Data for the task -

###

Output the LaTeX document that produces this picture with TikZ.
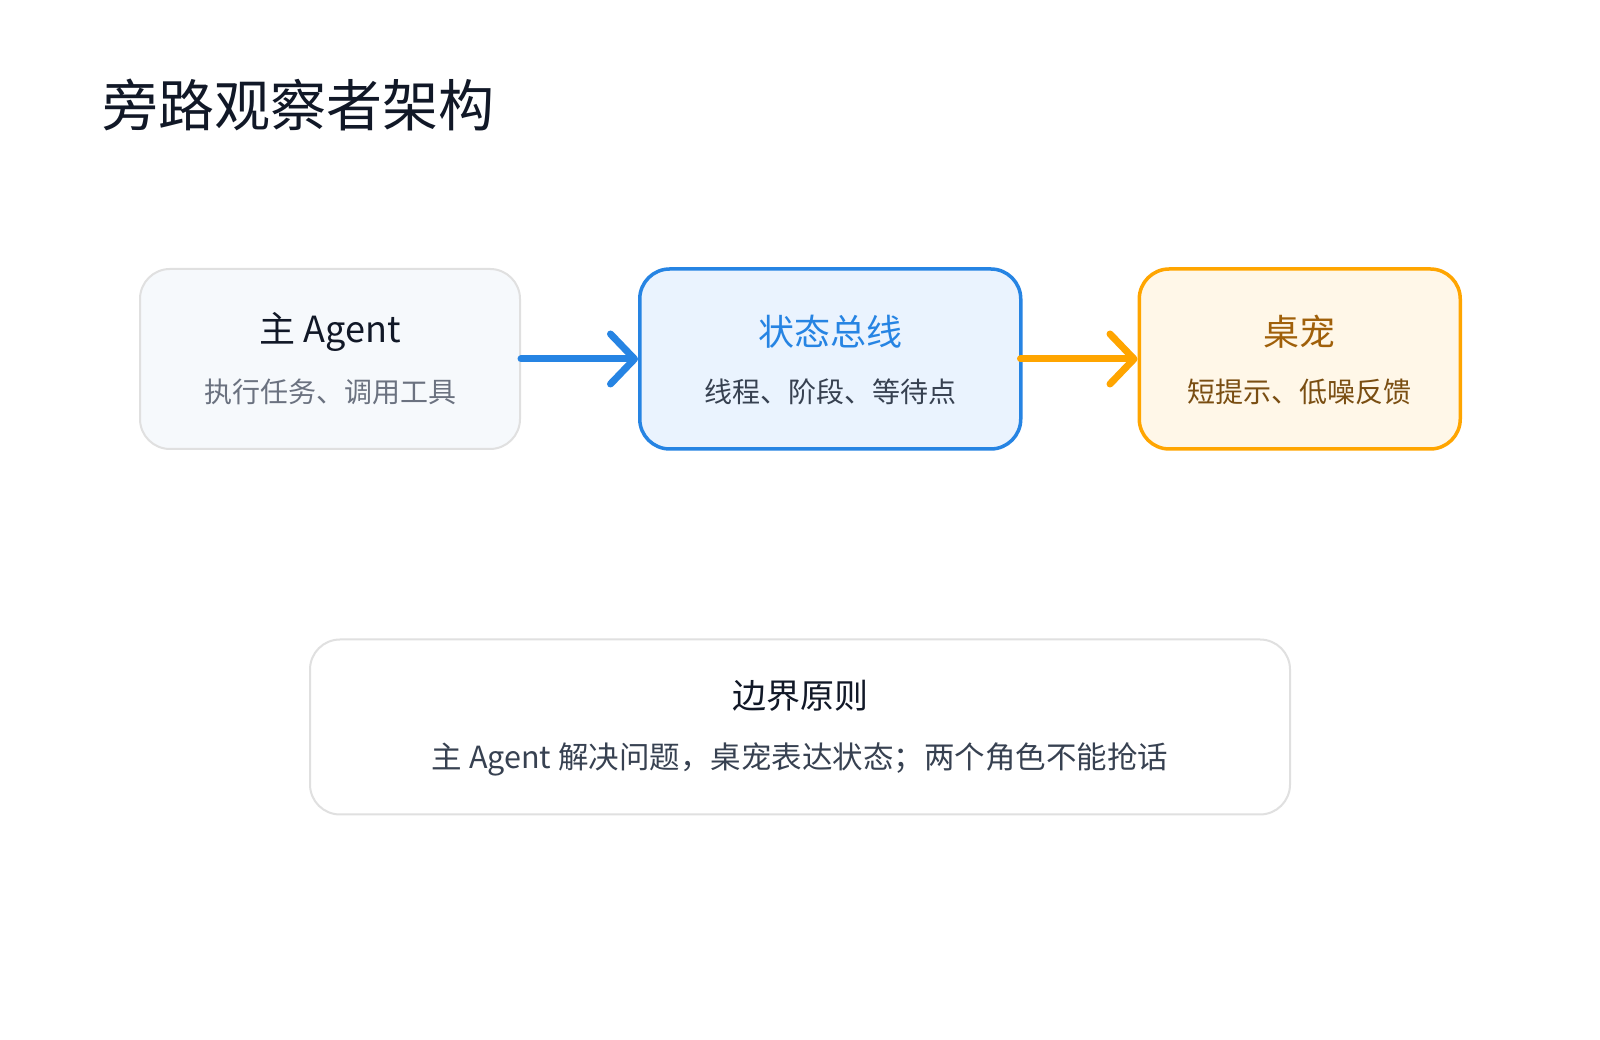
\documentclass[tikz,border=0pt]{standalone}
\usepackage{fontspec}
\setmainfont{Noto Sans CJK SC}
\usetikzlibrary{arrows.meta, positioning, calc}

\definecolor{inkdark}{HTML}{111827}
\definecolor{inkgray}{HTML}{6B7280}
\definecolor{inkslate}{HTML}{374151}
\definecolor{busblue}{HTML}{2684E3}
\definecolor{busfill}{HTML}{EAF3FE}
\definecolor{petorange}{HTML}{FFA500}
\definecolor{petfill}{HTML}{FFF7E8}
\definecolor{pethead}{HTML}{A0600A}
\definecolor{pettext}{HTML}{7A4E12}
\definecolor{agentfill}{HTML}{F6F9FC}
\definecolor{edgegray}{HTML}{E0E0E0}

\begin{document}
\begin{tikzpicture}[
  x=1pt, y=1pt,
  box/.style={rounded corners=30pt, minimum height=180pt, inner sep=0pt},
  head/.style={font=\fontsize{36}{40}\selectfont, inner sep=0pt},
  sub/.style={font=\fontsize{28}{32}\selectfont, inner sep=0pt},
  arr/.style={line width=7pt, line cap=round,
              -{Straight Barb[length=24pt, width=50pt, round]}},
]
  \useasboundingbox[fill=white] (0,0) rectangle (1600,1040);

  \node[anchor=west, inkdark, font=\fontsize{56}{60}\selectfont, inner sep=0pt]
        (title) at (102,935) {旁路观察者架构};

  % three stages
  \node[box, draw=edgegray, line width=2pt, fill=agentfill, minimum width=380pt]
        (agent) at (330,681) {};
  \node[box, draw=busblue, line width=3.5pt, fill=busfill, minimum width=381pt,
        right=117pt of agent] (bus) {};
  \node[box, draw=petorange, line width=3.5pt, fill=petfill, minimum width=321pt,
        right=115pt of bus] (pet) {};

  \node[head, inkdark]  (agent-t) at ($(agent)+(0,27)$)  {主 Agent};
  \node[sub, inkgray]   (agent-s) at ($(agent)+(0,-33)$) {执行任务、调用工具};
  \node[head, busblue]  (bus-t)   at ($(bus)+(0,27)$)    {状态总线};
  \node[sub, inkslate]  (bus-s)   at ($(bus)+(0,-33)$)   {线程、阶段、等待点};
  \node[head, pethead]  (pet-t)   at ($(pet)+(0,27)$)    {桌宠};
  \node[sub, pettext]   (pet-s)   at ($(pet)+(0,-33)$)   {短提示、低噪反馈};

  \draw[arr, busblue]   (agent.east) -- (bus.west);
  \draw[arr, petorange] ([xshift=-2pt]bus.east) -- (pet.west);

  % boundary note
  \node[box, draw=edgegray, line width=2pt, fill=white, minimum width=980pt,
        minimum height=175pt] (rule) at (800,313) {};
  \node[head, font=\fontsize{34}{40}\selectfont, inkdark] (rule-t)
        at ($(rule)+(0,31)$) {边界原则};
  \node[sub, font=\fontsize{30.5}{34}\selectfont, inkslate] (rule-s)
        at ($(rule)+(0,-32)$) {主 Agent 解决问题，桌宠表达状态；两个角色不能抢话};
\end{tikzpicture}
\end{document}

###

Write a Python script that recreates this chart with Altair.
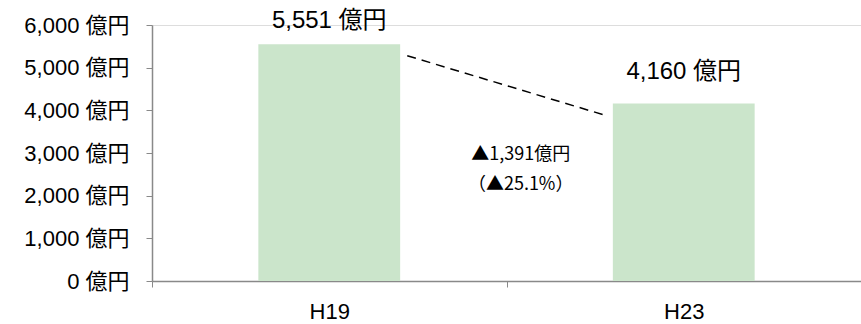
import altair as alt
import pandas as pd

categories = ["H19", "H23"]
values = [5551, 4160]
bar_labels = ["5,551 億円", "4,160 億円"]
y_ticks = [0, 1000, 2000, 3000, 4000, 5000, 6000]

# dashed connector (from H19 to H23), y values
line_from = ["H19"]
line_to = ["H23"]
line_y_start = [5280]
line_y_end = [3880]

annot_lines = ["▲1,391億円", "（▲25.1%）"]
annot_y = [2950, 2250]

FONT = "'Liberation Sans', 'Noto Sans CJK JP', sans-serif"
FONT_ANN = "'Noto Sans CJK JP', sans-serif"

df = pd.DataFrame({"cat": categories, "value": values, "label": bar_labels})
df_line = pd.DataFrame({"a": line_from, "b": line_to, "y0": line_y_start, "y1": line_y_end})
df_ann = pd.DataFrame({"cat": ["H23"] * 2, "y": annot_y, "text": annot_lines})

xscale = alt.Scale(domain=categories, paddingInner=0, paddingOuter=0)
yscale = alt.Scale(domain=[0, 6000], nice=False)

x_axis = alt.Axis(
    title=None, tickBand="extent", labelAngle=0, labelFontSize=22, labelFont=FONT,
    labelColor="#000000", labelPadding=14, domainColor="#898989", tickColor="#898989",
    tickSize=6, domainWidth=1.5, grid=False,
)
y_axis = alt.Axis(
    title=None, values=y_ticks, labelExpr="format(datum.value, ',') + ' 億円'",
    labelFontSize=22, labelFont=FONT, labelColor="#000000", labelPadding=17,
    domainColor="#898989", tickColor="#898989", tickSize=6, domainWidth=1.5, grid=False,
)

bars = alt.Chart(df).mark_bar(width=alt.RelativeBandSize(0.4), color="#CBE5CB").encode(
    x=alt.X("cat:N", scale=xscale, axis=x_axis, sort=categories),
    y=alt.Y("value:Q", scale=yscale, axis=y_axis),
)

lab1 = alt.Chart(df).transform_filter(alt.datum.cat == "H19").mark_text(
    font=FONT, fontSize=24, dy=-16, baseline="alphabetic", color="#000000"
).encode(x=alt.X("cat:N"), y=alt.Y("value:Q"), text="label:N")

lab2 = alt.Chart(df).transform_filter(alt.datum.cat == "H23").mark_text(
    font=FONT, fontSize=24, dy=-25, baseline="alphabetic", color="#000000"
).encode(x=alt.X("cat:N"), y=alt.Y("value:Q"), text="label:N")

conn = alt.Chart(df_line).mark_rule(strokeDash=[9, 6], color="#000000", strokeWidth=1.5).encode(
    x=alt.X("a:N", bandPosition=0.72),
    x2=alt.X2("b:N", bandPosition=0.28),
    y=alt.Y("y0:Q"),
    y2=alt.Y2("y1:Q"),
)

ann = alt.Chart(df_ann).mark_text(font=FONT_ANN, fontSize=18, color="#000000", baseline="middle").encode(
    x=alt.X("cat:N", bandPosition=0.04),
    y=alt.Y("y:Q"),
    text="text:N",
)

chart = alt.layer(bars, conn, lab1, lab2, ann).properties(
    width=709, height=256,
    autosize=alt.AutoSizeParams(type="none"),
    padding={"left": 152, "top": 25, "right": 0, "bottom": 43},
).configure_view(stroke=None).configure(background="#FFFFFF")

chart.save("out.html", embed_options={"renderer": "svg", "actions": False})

###

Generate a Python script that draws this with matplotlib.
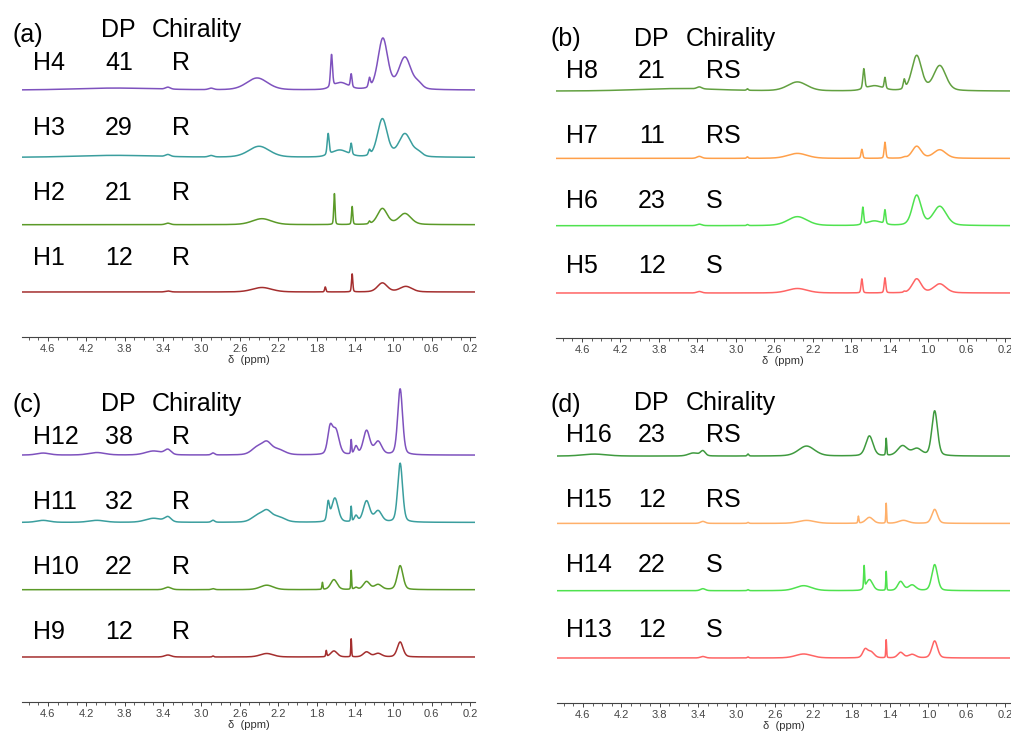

###

Short problem - Reproduce exactly, and only, the lines from the one containing "Write a Python" through the one containing "yscale = alt.Scale(domain=[0, 6000], nice=False)", including both; leave out any pictures.

Correct response -
Write a Python script that recreates this chart with Altair.
import altair as alt
import pandas as pd

categories = ["H19", "H23"]
values = [5551, 4160]
bar_labels = ["5,551 億円", "4,160 億円"]
y_ticks = [0, 1000, 2000, 3000, 4000, 5000, 6000]

# dashed connector (from H19 to H23), y values
line_from = ["H19"]
line_to = ["H23"]
line_y_start = [5280]
line_y_end = [3880]

annot_lines = ["▲1,391億円", "（▲25.1%）"]
annot_y = [2950, 2250]

FONT = "'Liberation Sans', 'Noto Sans CJK JP', sans-serif"
FONT_ANN = "'Noto Sans CJK JP', sans-serif"

df = pd.DataFrame({"cat": categories, "value": values, "label": bar_labels})
df_line = pd.DataFrame({"a": line_from, "b": line_to, "y0": line_y_start, "y1": line_y_end})
df_ann = pd.DataFrame({"cat": ["H23"] * 2, "y": annot_y, "text": annot_lines})

xscale = alt.Scale(domain=categories, paddingInner=0, paddingOuter=0)
yscale = alt.Scale(domain=[0, 6000], nice=False)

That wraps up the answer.